What's happening now is that people are decolonizing things, even at these celebration events. Much like alcohol, I'm a believer in moderation. It's the same with serving white flour with fry bread which is becoming a big no-no now. At a recent summit, we [The Mohawks] cooked breakfast one morning. We had strawberry drinks and birch tea because we ran out of coffee twice. I made a joke that we decolonized coffee, and people thought I was serious. I find it very important that we explore our history, background, and traditions, yet, getting the younger generation to go back to how we used to eat is not the correct way."
He argues that no matter how far back you go in exploring our palates, our diets have adjusted to a more modern era. As we introduced products into our diet, such as dairy, there's a thought process that kicks in stating that we weren't originally designed to process this. It stems from not becoming familiar with these exposed backgrounds. Dave also believes that obesity and diabetes is a product of not understanding the origin of the foods we eat. It is a common theme for those residing on the reservations without much access to better jobs and lack of exercise.
"Many point to genocide and ethnic cleansing if you will. Both of those terms fit the definition of what happened to us. One of the first things you take away from the people to affect them is their food. As we moved to reserves, we are no longer allowed to hunt. As we tried to plant corn, they wanted us to be more Agrarian, and if we didn't, we became nomads. It was just before harvest season too. Then sacks of flour, tubs of lard, and canned things start to show up that aren't apart of our intake, but you rely upon them. Once you've been forcibly removed several times, what's the point? You might as well eat what they are giving you. People don't like to talk about it, but now we have this modern palate where we like garlic and cheese, and I don't think we can remove that."
So what's his solution? Simple: "go back and add some of the things we lost to our modern diets."
"When I speak to chefs and cultural folks, it starts to make sense for them.
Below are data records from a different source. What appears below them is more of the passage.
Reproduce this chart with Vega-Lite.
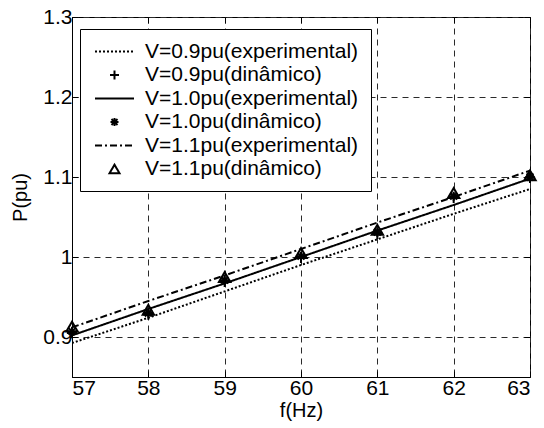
{
  "$schema": "https://vega.github.io/schema/vega-lite/v6.json",
  "width": 458,
  "height": 360,
  "autosize": "none",
  "padding": {"left": 72, "top": 17, "right": 14, "bottom": 51},
  "background": "white",
  "data": {
    "values": [
      {"f": 57, "P": 0.8925, "series": "V=0.9pu(experimental)"},
      {"f": 58, "P": 0.924, "series": "V=0.9pu(experimental)"},
      {"f": 59, "P": 0.957, "series": "V=0.9pu(experimental)"},
      {"f": 60, "P": 0.990, "series": "V=0.9pu(experimental)"},
      {"f": 61, "P": 1.022, "series": "V=0.9pu(experimental)"},
      {"f": 62, "P": 1.054, "series": "V=0.9pu(experimental)"},
      {"f": 63, "P": 1.085, "series": "V=0.9pu(experimental)"},
      {"f": 57, "P": 0.902, "series": "V=1.0pu(experimental)"},
      {"f": 58, "P": 0.935, "series": "V=1.0pu(experimental)"},
      {"f": 59, "P": 0.967, "series": "V=1.0pu(experimental)"},
      {"f": 60, "P": 1.000, "series": "V=1.0pu(experimental)"},
      {"f": 61, "P": 1.033, "series": "V=1.0pu(experimental)"},
      {"f": 62, "P": 1.065, "series": "V=1.0pu(experimental)"},
      {"f": 63, "P": 1.098, "series": "V=1.0pu(experimental)"},
      {"f": 57, "P": 0.912, "series": "V=1.1pu(experimental)"},
      {"f": 58, "P": 0.945, "series": "V=1.1pu(experimental)"},
      {"f": 59, "P": 0.977, "series": "V=1.1pu(experimental)"},
      {"f": 60, "P": 1.010, "series": "V=1.1pu(experimental)"},
      {"f": 61, "P": 1.043, "series": "V=1.1pu(experimental)"},
      {"f": 62, "P": 1.075, "series": "V=1.1pu(experimental)"},
      {"f": 63, "P": 1.108, "series": "V=1.1pu(experimental)"},
      {"f": 57, "P": 0.905, "series": "V=0.9pu(dinâmico)"},
      {"f": 58, "P": 0.928, "series": "V=0.9pu(dinâmico)"},
      {"f": 59, "P": 0.969, "series": "V=0.9pu(dinâmico)"},
      {"f": 60, "P": 0.999, "series": "V=0.9pu(dinâmico)"},
      {"f": 61, "P": 1.029, "series": "V=0.9pu(dinâmico)"},
      {"f": 62, "P": 1.074, "series": "V=0.9pu(dinâmico)"},
      {"f": 63, "P": 1.099, "series": "V=0.9pu(dinâmico)"},
      {"f": 57, "P": 0.907, "series": "V=1.0pu(dinâmico)"},
      {"f": 58, "P": 0.930, "series": "V=1.0pu(dinâmico)"},
      {"f": 59, "P": 0.971, "series": "V=1.0pu(dinâmico)"},
      {"f": 60, "P": 1.001, "series": "V=1.0pu(dinâmico)"},
      {"f": 61, "P": 1.031, "series": "V=1.0pu(dinâmico)"},
      {"f": 62, "P": 1.076, "series": "V=1.0pu(dinâmico)"},
      {"f": 63, "P": 1.100, "series": "V=1.0pu(dinâmico)"},
      {"f": 57, "P": 0.913, "series": "V=1.1pu(dinâmico)"},
      {"f": 58, "P": 0.934, "series": "V=1.1pu(dinâmico)"},
      {"f": 59, "P": 0.975, "series": "V=1.1pu(dinâmico)"},
      {"f": 60, "P": 1.005, "series": "V=1.1pu(dinâmico)"},
      {"f": 61, "P": 1.034, "series": "V=1.1pu(dinâmico)"},
      {"f": 62, "P": 1.080, "series": "V=1.1pu(dinâmico)"},
      {"f": 63, "P": 1.102, "series": "V=1.1pu(dinâmico)"}
    ]
  },
  "layer": [
    {
      "transform": [{"filter": "indexof(datum.series, 'experimental') >= 0"}],
      "mark": {"type": "line", "color": "black", "strokeWidth": 2, "clip": true},
      "encoding": {
        "x": {"field": "f", "type": "quantitative",
          "scale": {"domain": [57, 63], "nice": false, "zero": false},
          "axis": {"orient": "bottom", "title": "f(Hz)", "values": [57, 58, 59, 60, 61, 62, 63], "format": "d", "grid": true}},
        "y": {"field": "P", "type": "quantitative",
          "scale": {"domain": [0.85, 1.3], "nice": false, "zero": false},
          "axis": {"orient": "left", "title": "P(pu)", "values": [0.9, 1.0, 1.1, 1.2, 1.3], "format": ".2~f", "grid": true, "titlePadding": 12}},
        "strokeDash": {"field": "series", "type": "nominal",
          "scale": {
            "domain": ["V=0.9pu(experimental)", "V=0.9pu(dinâmico)", "V=1.0pu(experimental)", "V=1.0pu(dinâmico)", "V=1.1pu(experimental)", "V=1.1pu(dinâmico)"],
            "range": [[2, 2], [1, 0], [1, 0], [1, 0], [7, 3, 2, 3], [1, 0]]
          }},
        "detail": {"field": "series"}
      }
    },
    {
      "transform": [{"filter": "indexof(datum.series, 'dinâmico') >= 0"}],
      "mark": {"type": "point", "filled": false, "color": "black", "opacity": 1, "strokeWidth": 2, "size": 130},
      "encoding": {
        "x": {"field": "f", "type": "quantitative", "axis": null},
        "y": {"field": "P", "type": "quantitative", "axis": null},
        "shape": {"field": "series", "type": "nominal",
          "scale": {
            "domain": ["V=0.9pu(experimental)", "V=0.9pu(dinâmico)", "V=1.0pu(experimental)", "V=1.0pu(dinâmico)", "V=1.1pu(experimental)", "V=1.1pu(dinâmico)"],
            "range": ["M-3.9,0H3.9", "M-0.9,0H0.9M0,-0.9V0.9", "M-3.9,0H3.9", "M-0.8,0H0.8M0,-0.8V0.8M-0.6,-0.6L0.6,0.6M-0.6,0.6L0.6,-0.6", "M-3.9,0H3.9", "triangle-up"]
          }},
        "strokeDash": {"field": "series", "type": "nominal"}
      }
    },
    {
      "mark": {"type": "point", "opacity": 0},
      "encoding": {
        "x": {"field": "f", "type": "quantitative",
          "axis": {"orient": "top", "labels": false, "title": null, "grid": false, "domain": false, "values": [57, 58, 59, 60, 61, 62, 63]}},
        "y": {"field": "P", "type": "quantitative",
          "axis": {"orient": "right", "labels": false, "title": null, "grid": false, "domain": false, "values": [0.9, 1.0, 1.1, 1.2, 1.3]}}
      }
    }
  ],
  "resolve": {"axis": {"x": "independent", "y": "independent"}},
  "config": {
    "font": "Liberation Sans",
    "view": {"stroke": "black", "strokeWidth": 1},
    "axis": {
      "domainColor": "black",
      "domainWidth": 1,
      "tickColor": "black",
      "tickSize": -6,
      "tickWidth": 1,
      "gridColor": "#2a2a2a",
      "gridDash": [6, 5],
      "gridWidth": 1,
      "gridOpacity": 1,
      "labelFont": "Liberation Sans",
      "labelFontSize": 21,
      "labelColor": "black",
      "labelPadding": 6,
      "titleFont": "Liberation Sans",
      "titleFontSize": 20,
      "titleFontWeight": "normal",
      "titleColor": "black",
      "titlePadding": 2
    },
    "legend": {
      "title": null,
      "orient": "none",
      "legendX": 8,
      "legendY": 12,
      "strokeColor": "black",
      "fillColor": "white",
      "padding": 12,
      "labelFont": "Liberation Sans",
      "labelFontSize": 21,
      "labelColor": "black",
      "labelLimit": 400,
      "symbolSize": 100,
      "symbolStrokeColor": "black",
      "symbolStrokeWidth": 2,
      "symbolOffset": 12,
      "labelOffset": 20,
      "rowPadding": 1.5
    }
  }
}
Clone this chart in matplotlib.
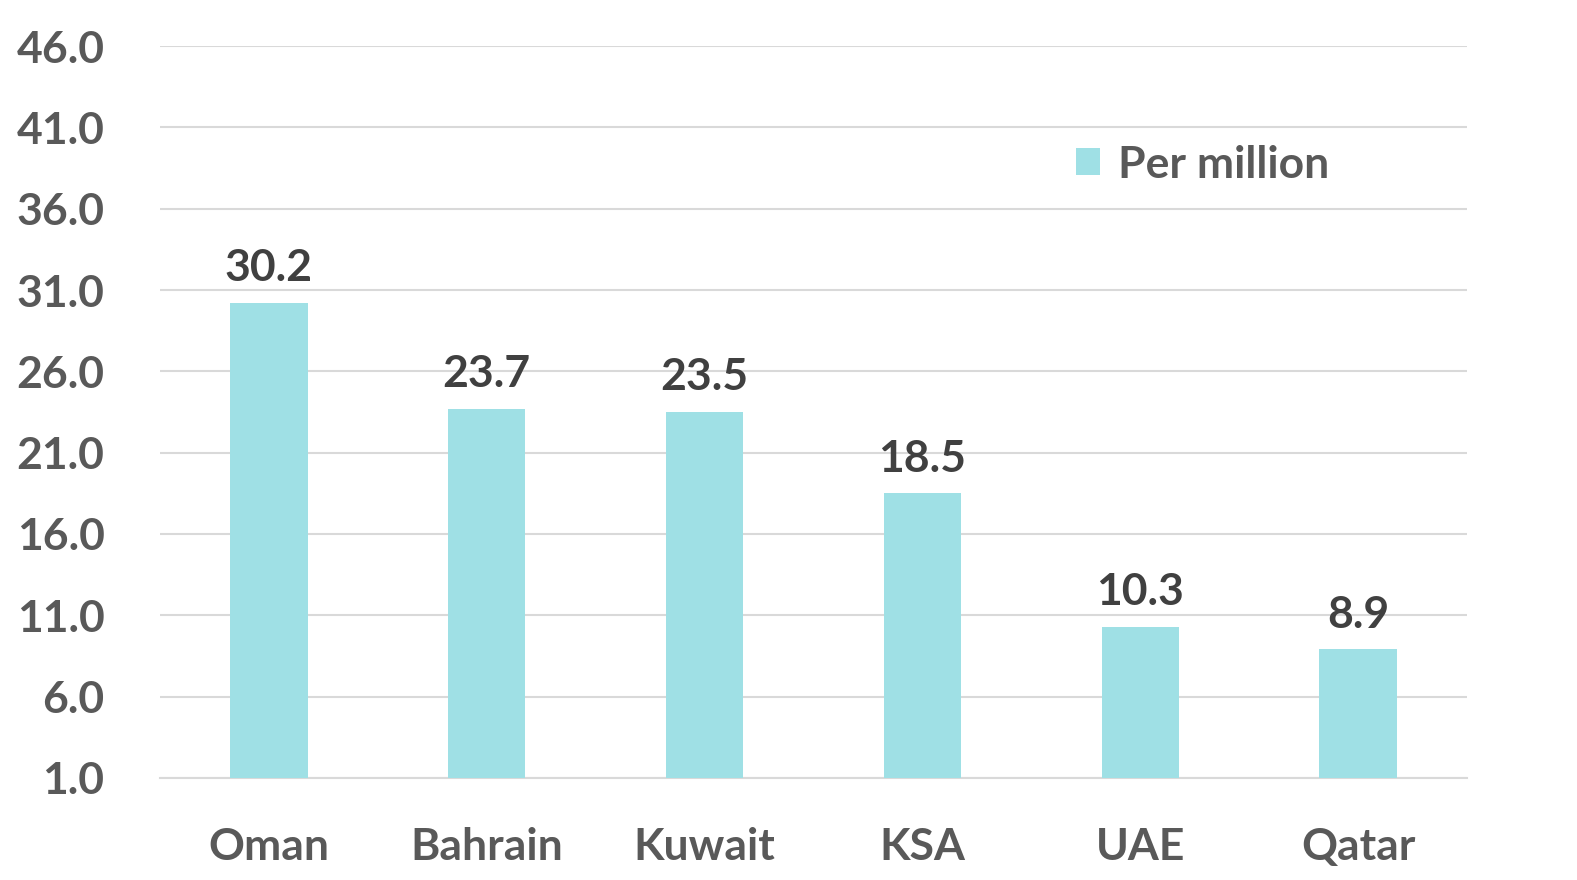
import matplotlib.pyplot as plt
import numpy as np

# Data
countries = ["Oman", "Bahrain", "Kuwait", "KSA", "UAE", "Qatar"]
per_million = [30.2, 23.7, 23.5, 18.5, 10.3, 8.9]
yticks = [1.0, 6.0, 11.0, 16.0, 21.0, 26.0, 31.0, 36.0, 41.0, 46.0]

bar_color = "#9FE0E5"
tick_color = "#595959"
value_color = "#404040"
base = 1.0
fs = 32

plt.rcParams['font.family'] = ['Lato', 'DejaVu Sans']
plt.rcParams['font.weight'] = 'bold'

fig = plt.figure(figsize=(15.77, 8.8), dpi=100)
ax = fig.add_axes([160 / 1577, 1 - 778 / 880, (1467 - 160) / 1577, (778 - 46) / 880])

x = np.arange(len(countries))
heights = [v - base for v in per_million]
ax.bar(x, heights, bottom=base, width=0.355, color=bar_color,
       label="Per million", zorder=3)

# value labels above bars
for xi, v in zip(x, per_million):
    ax.text(xi, v + 0.9, f"{v:.1f}", ha="center", va="bottom",
            fontsize=fs, fontweight="bold", color=value_color)

ax.set_xlim(-0.5, len(countries) - 0.5)
ax.set_ylim(1.0, 46.0)
ax.set_yticks(yticks)
ax.set_yticklabels([f"{t:.1f}" for t in yticks])
ax.set_xticks(x)
ax.set_xticklabels(countries)

ax.grid(axis="y", color="#D9D9D9", linewidth=1.5, zorder=0)
for s in ["top", "right", "left"]:
    ax.spines[s].set_visible(False)
ax.spines["bottom"].set_color("#D9D9D9")
ax.spines["bottom"].set_linewidth(1.5)

ax.tick_params(axis="y", length=0, pad=40, labelsize=fs, labelcolor=tick_color)
ax.tick_params(axis="x", length=0, pad=35, labelsize=fs, labelcolor=tick_color)

leg = ax.legend(loc="center left", bbox_to_anchor=(0.67, 0.838), frameon=False,
                fontsize=fs, handlelength=0.55, handleheight=0.55,
                handletextpad=0.4)
for t in leg.get_texts():
    t.set_color(tick_color)

fig.savefig("out.png", dpi=100)
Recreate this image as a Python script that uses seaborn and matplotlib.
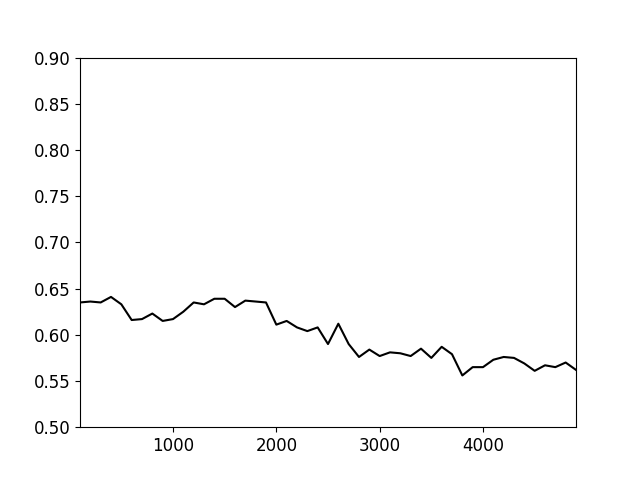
import matplotlib
matplotlib.use("Agg")
import matplotlib.pyplot as plt
import numpy as np
import pandas as pd
import seaborn as sns

steps = list(range(100, 5000, 100))
scores = [
    0.635, 0.636, 0.635, 0.641, 0.633, 0.616, 0.617, 0.623, 0.615, 0.617,
    0.625, 0.635, 0.633, 0.639, 0.639, 0.630, 0.637, 0.636, 0.635, 0.611,
    0.615, 0.608, 0.604, 0.608, 0.590, 0.612, 0.590, 0.576, 0.584, 0.577,
    0.581, 0.580, 0.577, 0.585, 0.575, 0.587, 0.579, 0.556, 0.565, 0.565,
    0.573, 0.576, 0.575, 0.569, 0.561, 0.567, 0.565, 0.570, 0.562,
]

df = pd.DataFrame({"step": steps, "score": scores})

fig, ax = plt.subplots(figsize=(6.4, 4.8), dpi=100)
sns.lineplot(data=df, x="step", y="score", color="black", ax=ax)
ax.set_xlim(100, 4900)
ax.set_ylim(0.5, 0.9)
ax.set_xlabel("")
ax.set_ylabel("")
ax.tick_params(labelsize=12)
fig.savefig("out.png", dpi=100)
plt.close(fig)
Where did our favor and spices go? Where did our herbs go because you're right, that's too plain. I forage a bit to where I'm outside looking at things and researching. We read that we ate it, but there's no evidence in recipes. With the decolonization, it's almost becoming a Pan-American cuisine. Some [tribes] are very proud, and we're not ready to give up some things that are ours for something that is yours."
Most tribes aren't comfortable adding ingredients from others and incorporating them into their own. But for Dave, it isn't an issue; yet, he won't call the full plate just native. He equally spends time naming where the food derives from so people understand the cornucopia of culinary creations that lay before them. Moreover, he feels it's even more critical to understand the land as far as food production is concerned. With the rise of corporations, such as Monsanto who own 90 % of the world's agricultural seeds, we should be more conscientious of where our food is raised.
"If you farm directly, you don't need any of pesticide or weed killer. These companies, working directly with chemicals, are getting rid of all the grass in a landlocked area. Those chemicals end up in our bodies. I'm pointing the finger at capitalism because they bargain aid for neighboring nations with GMO food that these countries don't need. It doesn't make sense to hurt Mother Nature for profit. We can still profit in a better way; fair trade is how we started should continue."
Dave is head culinary curator at Abel Brown where his food is adorned in portrait style mounting the walls. "When I charge $24 for half of a chicken, it's because I can tell you which ones I picked out, the week before, at a local farm. I know they are healthy and fed a non-GMO diet plus I butcher there, so I know it's clean. So the pictures of animals on the walls can be one on your table."
Speaking of tables, Thanksgiving is a day he chooses to celebrate as a native survivalist. If you can take away anything from his lessons, it is that these foods "were here long before us and will continue to belong after us. If I can promote what is ours on our plate, then people can go back to eating what is ours." He feels he must set the record straight on what's natively grown, and not just within his tribe. During the summer, he teaches cooking classes for the Chickasaw Nation in Oklahoma, particularly for the younger generations.
Want to experience a taste of tribal gatherings? Research your state for its local tribe association for future events, history, and cultural interaction. For Charlestonians, Blood on the River is an annual event hosted in Johns Island. Dave is quick to remind that there are plenty of Native creatives out there, merely ask.